After scoring a goal in soccer, a player can do a few things: celebrate individually or with teammates, taunt the opposing fans or do the less-than-exciting thing and run back to his half, ball in hand.
What a player can’t do is throw the Nazi salute. In a Greek league match on Saturday, AEK Athens’ 20-year-old midfielder Giorgos Katidis scored in the 84th minute against Veria, then proceeded to race to the corner flag and made the universally detested gesture, which can be seen below. Of course, the Associated Press notes that Katidis “has earned rebukes from politicians, fellow athletes and fans,” and AEK’s German coach, Ewald Lienen, has claimed naivete on Katidis’ part.
The latter would be acceptable, since 20 year olds can be f*cking assholes, but not when an athlete’s Greek.

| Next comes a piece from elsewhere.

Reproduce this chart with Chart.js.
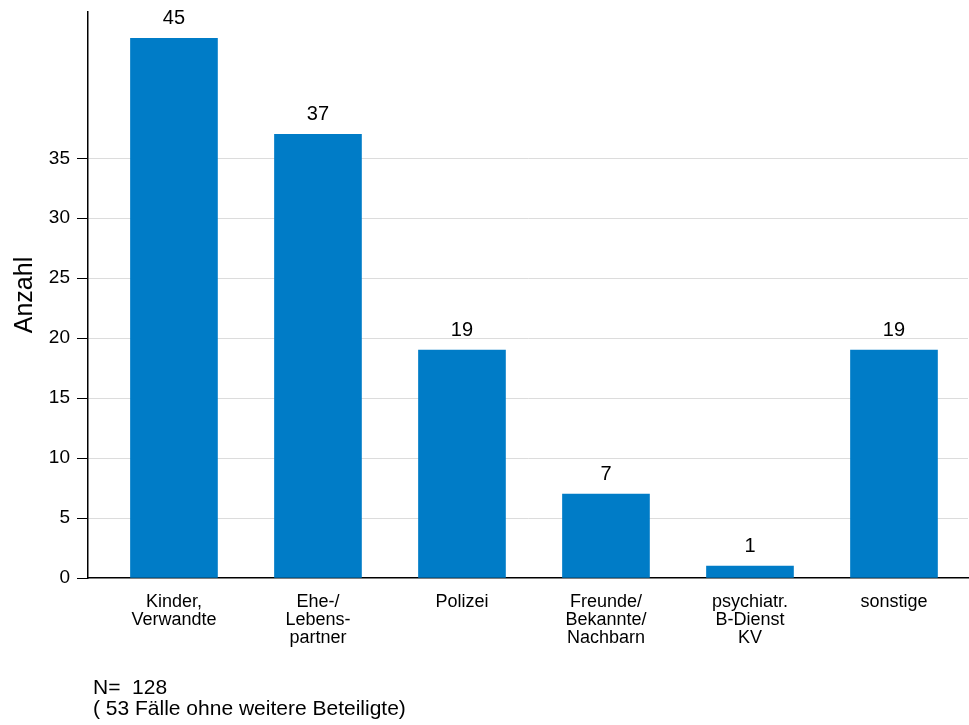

Since Greece’s fiscal problems have rendered the country more worthless than Wayne post-codeine, Greece has become a hotbed for right-wing xenophobia. Essentially, it resembles Germany in the mid-1930s.

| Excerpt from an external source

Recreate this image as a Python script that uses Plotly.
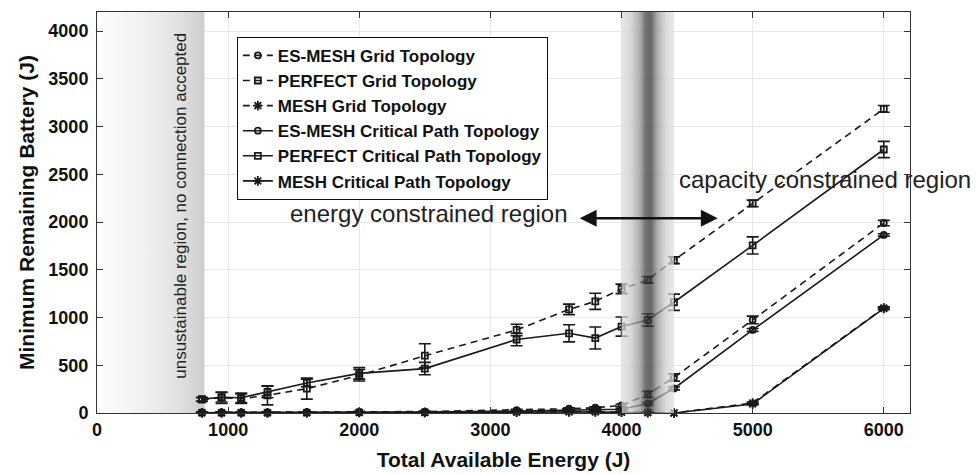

So Katidis can’t claim innocence. He should know better, not to mention Greek Olympian Voula Papachristou set the example for what constitutes xenophobia at last summer’s London games. Katidis really could’ve done anything else like moon the opposing fans or flip the bird to a camera guy.
Or, my personal favorite, mimicked blowing lines of coke using the endline. Then he would’ve just been enjoyably silly. Instead, Katidis hailed Hitler. Womp womp.
Update: The Greek FA has banned Katidis for life from the Greek national team for the celebration.